● **WRITTEN TASK**:
Return each line of the listing below, unchanged, and omit the images.

● **DATASET EXCERPT**:
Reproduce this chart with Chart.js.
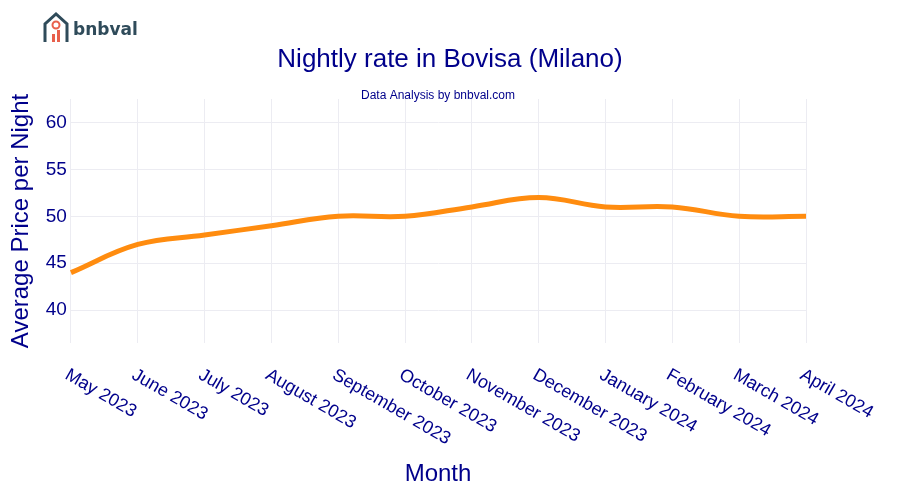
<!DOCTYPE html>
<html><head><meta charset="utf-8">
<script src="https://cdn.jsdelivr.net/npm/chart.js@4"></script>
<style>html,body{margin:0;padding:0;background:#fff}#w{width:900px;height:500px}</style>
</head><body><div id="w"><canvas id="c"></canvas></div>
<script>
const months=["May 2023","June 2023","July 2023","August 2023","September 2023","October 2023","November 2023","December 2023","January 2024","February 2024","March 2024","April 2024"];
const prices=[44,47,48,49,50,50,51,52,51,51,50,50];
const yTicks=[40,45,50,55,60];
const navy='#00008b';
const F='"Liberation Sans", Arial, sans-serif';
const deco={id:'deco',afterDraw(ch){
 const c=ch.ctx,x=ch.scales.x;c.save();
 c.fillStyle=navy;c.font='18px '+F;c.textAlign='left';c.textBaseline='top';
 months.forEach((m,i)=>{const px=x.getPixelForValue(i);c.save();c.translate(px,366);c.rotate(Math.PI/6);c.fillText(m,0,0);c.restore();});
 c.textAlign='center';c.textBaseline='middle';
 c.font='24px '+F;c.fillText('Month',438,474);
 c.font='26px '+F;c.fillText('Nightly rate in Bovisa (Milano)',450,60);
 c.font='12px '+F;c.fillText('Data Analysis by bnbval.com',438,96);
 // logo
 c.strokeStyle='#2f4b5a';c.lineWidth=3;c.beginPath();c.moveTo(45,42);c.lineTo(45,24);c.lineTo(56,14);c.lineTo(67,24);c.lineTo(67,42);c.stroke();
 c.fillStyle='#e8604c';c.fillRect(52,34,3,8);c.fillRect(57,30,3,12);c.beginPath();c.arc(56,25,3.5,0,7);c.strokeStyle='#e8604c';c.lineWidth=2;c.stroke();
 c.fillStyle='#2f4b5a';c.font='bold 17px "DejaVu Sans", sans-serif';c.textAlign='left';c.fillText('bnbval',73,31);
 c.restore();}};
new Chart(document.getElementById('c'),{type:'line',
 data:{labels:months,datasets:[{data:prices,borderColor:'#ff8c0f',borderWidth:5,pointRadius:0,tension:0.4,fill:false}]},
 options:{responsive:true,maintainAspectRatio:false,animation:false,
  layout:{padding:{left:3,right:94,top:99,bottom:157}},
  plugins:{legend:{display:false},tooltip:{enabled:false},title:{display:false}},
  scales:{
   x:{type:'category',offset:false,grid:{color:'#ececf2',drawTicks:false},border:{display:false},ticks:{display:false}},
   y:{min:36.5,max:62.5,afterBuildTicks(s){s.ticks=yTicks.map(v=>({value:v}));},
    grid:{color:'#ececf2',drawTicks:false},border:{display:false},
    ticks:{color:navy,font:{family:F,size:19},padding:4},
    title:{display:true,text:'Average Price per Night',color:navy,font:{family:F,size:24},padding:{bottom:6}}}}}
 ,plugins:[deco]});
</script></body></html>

● **WRITTEN SOLUTION**:
Reproduce this chart with Chart.js.
<!DOCTYPE html>
<html><head><meta charset="utf-8">
<script src="https://cdn.jsdelivr.net/npm/chart.js@4"></script>
<style>html,body{margin:0;padding:0;background:#fff}#w{width:900px;height:500px}</style>
</head><body><div id="w"><canvas id="c"></canvas></div>
<script>
const months=["May 2023","June 2023","July 2023","August 2023","September 2023","October 2023","November 2023","December 2023","January 2024","February 2024","March 2024","April 2024"];
const prices=[44,47,48,49,50,50,51,52,51,51,50,50];
const yTicks=[40,45,50,55,60];
const navy='#00008b';
const F='"Liberation Sans", Arial, sans-serif';
const deco={id:'deco',afterDraw(ch){
 const c=ch.ctx,x=ch.scales.x;c.save();
 c.fillStyle=navy;c.font='18px '+F;c.textAlign='left';c.textBaseline='top';
 months.forEach((m,i)=>{const px=x.getPixelForValue(i);c.save();c.translate(px,366);c.rotate(Math.PI/6);c.fillText(m,0,0);c.restore();});
 c.textAlign='center';c.textBaseline='middle';
 c.font='24px '+F;c.fillText('Month',438,474);
 c.font='26px '+F;c.fillText('Nightly rate in Bovisa (Milano)',450,60);
 c.font='12px '+F;c.fillText('Data Analysis by bnbval.com',438,96);
 // logo
 c.strokeStyle='#2f4b5a';c.lineWidth=3;c.beginPath();c.moveTo(45,42);c.lineTo(45,24);c.lineTo(56,14);c.lineTo(67,24);c.lineTo(67,42);c.stroke();
 c.fillStyle='#e8604c';c.fillRect(52,34,3,8);c.fillRect(57,30,3,12);c.beginPath();c.arc(56,25,3.5,0,7);c.strokeStyle='#e8604c';c.lineWidth=2;c.stroke();
 c.fillStyle='#2f4b5a';c.font='bold 17px "DejaVu Sans", sans-serif';c.textAlign='left';c.fillText('bnbval',73,31);
 c.restore();}};
new Chart(document.getElementById('c'),{type:'line',
 data:{labels:months,datasets:[{data:prices,borderColor:'#ff8c0f',borderWidth:5,pointRadius:0,tension:0.4,fill:false}]},
 options:{responsive:true,maintainAspectRatio:false,animation:false,
  layout:{padding:{left:3,right:94,top:99,bottom:157}},
  plugins:{legend:{display:false},tooltip:{enabled:false},title:{display:false}},
  scales:{
   x:{type:'category',offset:false,grid:{color:'#ececf2',drawTicks:false},border:{display:false},ticks:{display:false}},
   y:{min:36.5,max:62.5,afterBuildTicks(s){s.ticks=yTicks.map(v=>({value:v}));},
    grid:{color:'#ececf2',drawTicks:false},border:{display:false},
    ticks:{color:navy,font:{family:F,size:19},padding:4},
    title:{display:true,text:'Average Price per Night',color:navy,font:{family:F,size:24},padding:{bottom:6}}}}}
 ,plugins:[deco]});
</script></body></html>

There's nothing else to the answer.